Shelby Foote: PBS Civil War Series Made Him a Millionaire

"Interested more in the process of learning than in earning an actual degree, Foote was not a model student.  He often skipped class to explore the library and once he even spent the night among the shelves." (Wikipedia)



Before Ken Burns' civil War series debuted on PBS, Shelby foote was a relative unknown.  However, as soon as the series aired, Foote started selling 1000 copies a week of his massive work The Civil War:  A Narrative.  

Shelby Foote was born in the Mississippi Delta in 1917, the only child of Shelby Dade Foote and Lillian Foote.  Foote claimed that having no siblings had its advantages:  "Getting close to books, and spending time by myself, I was obliged to think about things I would have never thought about if I was romping around with a brother and sister."  (https://en.wikipedia.org/wiki/Shelby_Foote)  Foote lost his father at the age of five, perhaps making him retreat even more into books.

Foote was accepted at the University of North Carolina by the skin of his teeth.  There he was "interested more in the process of learning than in earning an actual degree, Foote was not a model student.  He often skipped class to explore the library and once he even spent the night among the shelves."

After two years, Foote returned to greenville Mississippi where he started writing for The Delta Democratic Times with a side job in construction.  In 1946, he had a piece titled Flood Burial published in the Saturday Evening Post.  He quit his job to write fulltime.  

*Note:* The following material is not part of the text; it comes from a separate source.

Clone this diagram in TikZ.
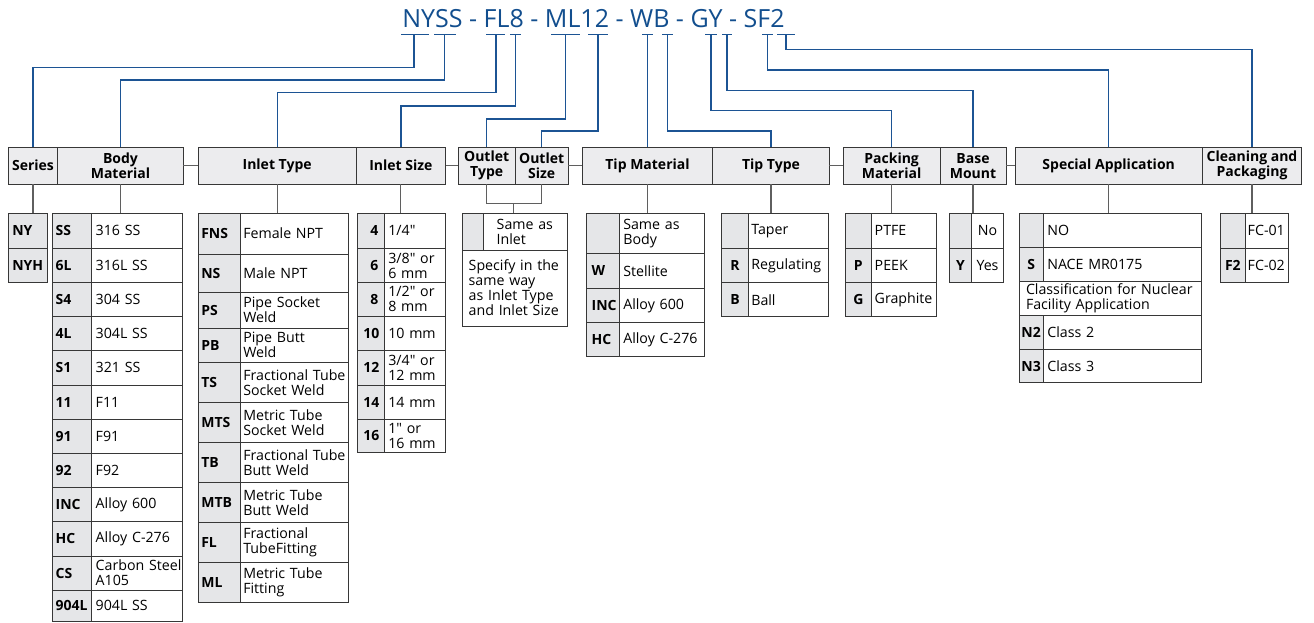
\documentclass[tikz,border=0pt]{standalone}
\usepackage{fontspec}
\setmainfont{Open Sans}[Ligatures=TeXOff]
\definecolor{titleblue}{RGB}{18,78,142}
\definecolor{lineblue}{RGB}{28,84,148}
\definecolor{bordercol}{RGB}{55,55,55}
\definecolor{grayline}{RGB}{95,95,95}
\definecolor{hdrfill}{RGB}{236,236,238}
\definecolor{codefill}{RGB}{229,230,232}
\newcommand\nobreakpen{\hyphenpenalty 10000 \exhyphenpenalty 10000\relax}
\newcommand\mkcell[8][4]{%
  \pgfmathsetmacro\cw{#6-#4}%
  \pgfmathsetmacro\ch{#7-#5}%
  \pgfmathsetmacro\tw{#6-#4-2*#1}%
  \node[#3, anchor=north west, inner xsep=#1pt, inner ysep=0pt, text width=\tw pt,
        minimum width=\cw pt, minimum height=\ch pt] (#2) at (#4,#5) {\nobreakpen#8};}
\newcommand\mkrow[8]{%
  \mkcell[\cpad]{#1c}{code,calign}{#2}{#5}{#3}{#6}{#7}%
  \mkcell[\dpad]{#1d}{desc,dalign}{#3}{#5}{#4}{#6}{#8}}
\newcommand\mkhdr[4]{%
  \pgfmathsetmacro\cw{#3-#2}%
  \node[hdr, minimum width=\cw pt, minimum height=36.7pt] (#1) at (#2,147.3) {#4};}
\begin{document}
\begin{tikzpicture}[x=1pt,y=-1pt,
  hdr/.style={draw=bordercol, fill=hdrfill, line width=1pt,
    font=\bfseries\fontsize{14}{15}\selectfont, align=center,
    inner sep=0pt, outer sep=0pt, anchor=north west},
  code/.style={draw=bordercol, fill=codefill, line width=1pt,
    font=\bfseries\fontsize{14}{15}\selectfont, outer sep=0pt},
  desc/.style={draw=bordercol, fill=white, line width=1pt,
    font=\fontsize{14.2}{15}\selectfont, outer sep=0pt},
  calign/.style={align=left}, dalign/.style={align=left},
  bline/.style={draw=lineblue, line width=1.3pt},
  gline/.style={draw=grayline, line width=1.1pt},
  title/.style={text=titleblue, font=\fontsize{25}{30}\selectfont, inner sep=0pt}]
\useasboundingbox (0,0) rectangle (1314,622);

% title
\node[title] (code) at (593.5,18.5) {NYSS - FL8 - ML12 - WB - GY - SF2};
\foreach \l/\r in {401/429,434/456,486/505,510/521,551/580,588/608,642/653,662/673,705/717,722/732,762/773,777/795}
  \draw[bline] (\l,34.5) -- (\r,34.5);
\coordinate (b1) at (414,34.5);
\coordinate (b2) at (444.5,34.5);
\coordinate (b3) at (496,34.5);
\coordinate (b4) at (515.5,34.5);
\coordinate (b5) at (565.5,34.5);
\coordinate (b6) at (598,34.5);
\coordinate (b7) at (647.5,34.5);
\coordinate (b8) at (667.5,34.5);
\coordinate (b9) at (711,34.5);
\coordinate (b10) at (727,34.5);
\coordinate (b11) at (767.5,34.5);
\coordinate (b12) at (786,34.5);

% headers
\mkhdr{hser}{8.3}{57.7}{Series}
\mkhdr{hbody}{57.7}{183.3}{Body\\Material}
\mkhdr{hitype}{198.3}{356}{Inlet Type}
\mkhdr{hisize}{356}{445.7}{Inlet Size}
\mkhdr{hotype}{458.3}{515}{Outlet\\Type}
\mkhdr{hosize}{515}{568.3}{Outlet\\Size}
\mkhdr{htmat}{582.3}{712.7}{Tip Material}
\mkhdr{httype}{712.7}{829.3}{Tip Type}
\mkhdr{hpack}{843.3}{940}{Packing\\Material}
\mkhdr{hbase}{940}{1006}{Base\\Mount}
\mkhdr{hspec}{1015}{1202.3}{Special Application}
\mkhdr{hclean}{1202.3}{1301.7}{Cleaning and\\Packaging}

% blue connectors
\draw[bline] (b1) -- (b1 |- 0,67.3) -| (hser.north);
\draw[bline] (b2) -- (b2 |- 0,80) -| (hbody.north);
\draw[bline] (b3) -- (b3 |- 0,92.7) -| (hitype.north);
\draw[bline] (b4) -- (b4 |- 0,106) -| (hisize.north);
\draw[bline] (b5) -- (b5 |- 0,119) -| (hotype.north);
\draw[bline] (b6) -- (b6 |- 0,131) -| (hosize.north);
\draw[bline] (b7) -- (b7 |- htmat.north);
\draw[bline] (b8) -- (b8 |- 0,131) -| (httype.north);
\draw[bline] (b9) -- (b9 |- 0,110.7) -| (hpack.north);
\draw[bline] (b10) -- (b10 |- 0,90.7) -| (hbase.north);
\draw[bline] (b11) -- (b11 |- 0,70) -| (hspec.north);
\draw[bline] (b12) -- (b12 |- 0,49.3) -| (hclean.north);

% group links
\draw[gline] (hbody.east) -- (hitype.west);
\draw[gline] (hisize.east) -- (hotype.west);
\draw[gline] (hosize.east) -- (htmat.west);
\draw[gline] (httype.east) -- (hpack.west);
\draw[gline] (hbase.east) -- (hspec.west);

% Series
\mkcell[4]{ny}{code,align=left}{8.3}{213.3}{47.3}{248.3}{NY}
\mkcell[4]{nyh}{code,align=left}{8.3}{248.3}{47.3}{282.3}{NYH}

% Body material
\def\cpad{3}\def\dpad{4}
\mkrow{bm1}{52.7}{91.7}{182.7}{213.3}{248.3}{SS}{316~SS}
\mkrow{bm2}{52.7}{91.7}{182.7}{248.3}{282.3}{6L}{316L~SS}
\mkrow{bm3}{52.7}{91.7}{182.7}{282.3}{316.7}{S4}{304~SS}
\mkrow{bm4}{52.7}{91.7}{182.7}{316.7}{350.7}{4L}{304L~SS}
\mkrow{bm5}{52.7}{91.7}{182.7}{350.7}{385}{S1}{321~SS}
\mkrow{bm6}{52.7}{91.7}{182.7}{385}{419.3}{11}{F11}
\mkrow{bm7}{52.7}{91.7}{182.7}{419.3}{453.3}{91}{F91}
\mkrow{bm8}{52.7}{91.7}{182.7}{453.3}{487.3}{92}{F92}
\mkrow{bm9}{52.7}{91.7}{182.7}{487.3}{521.7}{INC}{Alloy~600}
\mkrow{bm10}{52.7}{91.7}{182.7}{521.7}{556}{HC}{Alloy~C-276}
\mkrow{bm11}{52.7}{91.7}{182.7}{556}{590}{CS}{Carbon~Steel\\A105}
\mkrow{bm12}{52.7}{91.7}{182.7}{590}{621}{904L}{904L~SS}

% Inlet type
\def\cpad{3}\def\dpad{3}
\mkrow{it1}{198.3}{240.3}{348}{213.3}{254}{FNS}{Female~NPT}
\mkrow{it2}{198.3}{240.3}{348}{254}{292}{NS}{Male~NPT}
\mkrow{it3}{198.3}{240.3}{348}{292}{328}{PS}{Pipe~Socket\\Weld}
\mkrow{it4}{198.3}{240.3}{348}{328}{362.3}{PB}{Pipe~Butt\\Weld}
\mkrow{it5}{198.3}{240.3}{348}{362.3}{402.7}{TS}{Fractional~Tube\\Socket~Weld}
\mkrow{it6}{198.3}{240.3}{348}{402.7}{442.7}{MTS}{Metric~Tube\\Socket~Weld}
\mkrow{it7}{198.3}{240.3}{348}{442.7}{482.7}{TB}{Fractional~Tube\\Butt~Weld}
\mkrow{it8}{198.3}{240.3}{348}{482.7}{522.7}{MTB}{Metric~Tube\\Butt~Weld}
\mkrow{it9}{198.3}{240.3}{348}{522.7}{562.7}{FL}{Fractional\\TubeFitting}
\mkrow{it10}{198.3}{240.3}{348}{562.7}{602.7}{ML}{Metric~Tube\\Fitting}

% Inlet size
\tikzset{calign/.style={align=right}}
\def\cpad{6}\def\dpad{4}
\mkrow{is1}{357.3}{384.3}{445.7}{213.3}{248.3}{4}{1/4"}
\mkrow{is2}{357.3}{384.3}{445.7}{248.3}{282.7}{6}{3/8"~or\\6~mm}
\mkrow{is3}{357.3}{384.3}{445.7}{282.7}{316}{8}{1/2"~or\\8~mm}
\mkrow{is4}{357.3}{384.3}{445.7}{316}{350.7}{10}{10~mm}
\mkrow{is5}{357.3}{384.3}{445.7}{350.7}{385}{12}{3/4"~or\\12~mm}
\mkrow{is6}{357.3}{384.3}{445.7}{385}{419.3}{14}{14~mm}
\mkrow{is7}{357.3}{384.3}{445.7}{419.3}{452.7}{16}{1"~or\\16~mm}

% Outlet
\mkcell[3]{o1c}{code,align=left}{462.7}{213.3}{483.7}{250}{}
\mkcell[13]{o1d}{desc,align=left}{483.7}{213.3}{567}{250}{Same~as\\Inlet}
\mkcell[6]{o2}{desc,align=left}{462.7}{250}{567}{326}{Specify~in~the\\same~way\\as~Inlet~Type\\and~Inlet~Size}

% Tip material
\tikzset{calign/.style={align=left}}
\def\cpad{5}\def\dpad{4}
\mkrow{tm1}{586.7}{619.3}{704.3}{213.3}{253.3}{}{Same~as\\Body}
\mkrow{tm2}{586.7}{619.3}{704.3}{253.3}{288.3}{W}{Stellite}
\mkrow{tm3}{586.7}{619.3}{704.3}{288.3}{322.7}{INC}{Alloy~600}
\mkrow{tm4}{586.7}{619.3}{704.3}{322.7}{356}{HC}{Alloy~C-276}

% Tip type
\tikzset{calign/.style={align=center}}
\def\cpad{2}\def\dpad{3}
\mkrow{tt1}{721.7}{748.3}{828.3}{213.3}{248.3}{}{Taper}
\mkrow{tt2}{721.7}{748.3}{828.3}{248.3}{282.7}{R}{Regulating}
\mkrow{tt3}{721.7}{748.3}{828.3}{282.7}{316.7}{B}{Ball}

% Packing
\mkrow{pm1}{845}{871.7}{936.7}{213.3}{248.3}{}{PTFE}
\mkrow{pm2}{845}{871.7}{936.7}{248.3}{282.7}{P}{PEEK}
\mkrow{pm3}{845}{871.7}{936.7}{282.7}{316.7}{G}{Graphite}

% Base mount
\tikzset{dalign/.style={align=center}}
\mkrow{ba1}{949.3}{971.7}{1003.3}{213.3}{248.3}{}{No}
\mkrow{ba2}{949.3}{971.7}{1003.3}{248.3}{282.7}{Y}{Yes}

% Special application
\tikzset{dalign/.style={align=left}}
\def\cpad{1}\def\dpad{4}
\mkrow{sa1}{1019}{1043.3}{1201.7}{213.3}{247.7}{}{NO}
\mkrow{sa2}{1019}{1043.3}{1201.7}{247.7}{281.7}{S}{NACE~MR0175}
\mkcell[7]{sa3}{desc,align=left}{1019}{281.7}{1201.7}{315}{Classification~for~Nuclear\\Facility~Application}
\mkrow{sa4}{1019}{1043.3}{1201.7}{315}{349.3}{N2}{Class~2}
\mkrow{sa5}{1019}{1043.3}{1201.7}{349.3}{382.7}{N3}{Class~3}

% Cleaning
\def\cpad{2}\def\dpad{2}
\mkrow{cp1}{1220}{1245.7}{1288.3}{213.3}{248.3}{}{FC-01}
\mkrow{cp2}{1220}{1245.7}{1288.3}{248.3}{282.3}{F2}{FC-02}

% drops from headers to tables
\draw[gline] (hser.south) -- (hser.south |- ny.north);
\draw[gline] (hbody.south) -- (hbody.south |- bm1c.north);
\draw[gline] (hitype.south) -- (hitype.south |- it1c.north);
\draw[gline] (hisize.south) -- (hisize.south |- is1c.north);
\coordinate (oj) at (513.3,203.3);
\draw[gline] (hotype.south) -- (hotype.south |- oj) -| (hosize.south);
\draw[gline] (oj) -- (oj |- o1c.north);
\draw[gline] (htmat.south) -- (htmat.south |- tm1c.north);
\draw[gline] (httype.south) -- (httype.south |- tt1c.north);
\draw[gline] (hpack.south) -- (hpack.south |- pm1c.north);
\draw[gline] (hbase.south) -- (hbase.south |- ba1c.north);
\draw[gline] (hspec.south) -- (hspec.south |- sa1c.north);
\draw[gline] (hclean.south) -- (hclean.south |- cp1c.north);
\end{tikzpicture}
\end{document}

Foote's first nove, Tournament, was published in 1949.  He said he was heavily influenced by his literary hero, William Faulkner.  By the mid-1950's, he started working on a massive volume called The Civil War:  A Narrative with grant money from the Guggenheim Fellowships and Ford Foundation.  Volume 1, Fort Sumter to Perryville, was first published in 1958.  Volume 2, Fredericksburg to Meridian, debuted in 1963.  Volume 3, Red River to Appomattox, first appeared in print in 1974.  Foote always maintained that President Abraham Lincoln and Confederate General Forrest, were the "two authentic geniuses of the war," a conflict that his great-grandfather participated in.  

In the late 1980's, Ken Burns came calling.  He did several interviews with the author.  When Burns' Civil War series debuted in September of 1990, "Foote's drawl, erudition and quirk of speaking as if the war were still going on  made him a favorite".  In one week at the end of September, Foote's The Civil War:  A Narrative sold 1000 copies a day.  Foote told Burns:  "Ken, you've made me a millionaire."

Foote passed away in 2005 and is buried next to the family plot of General Forrest.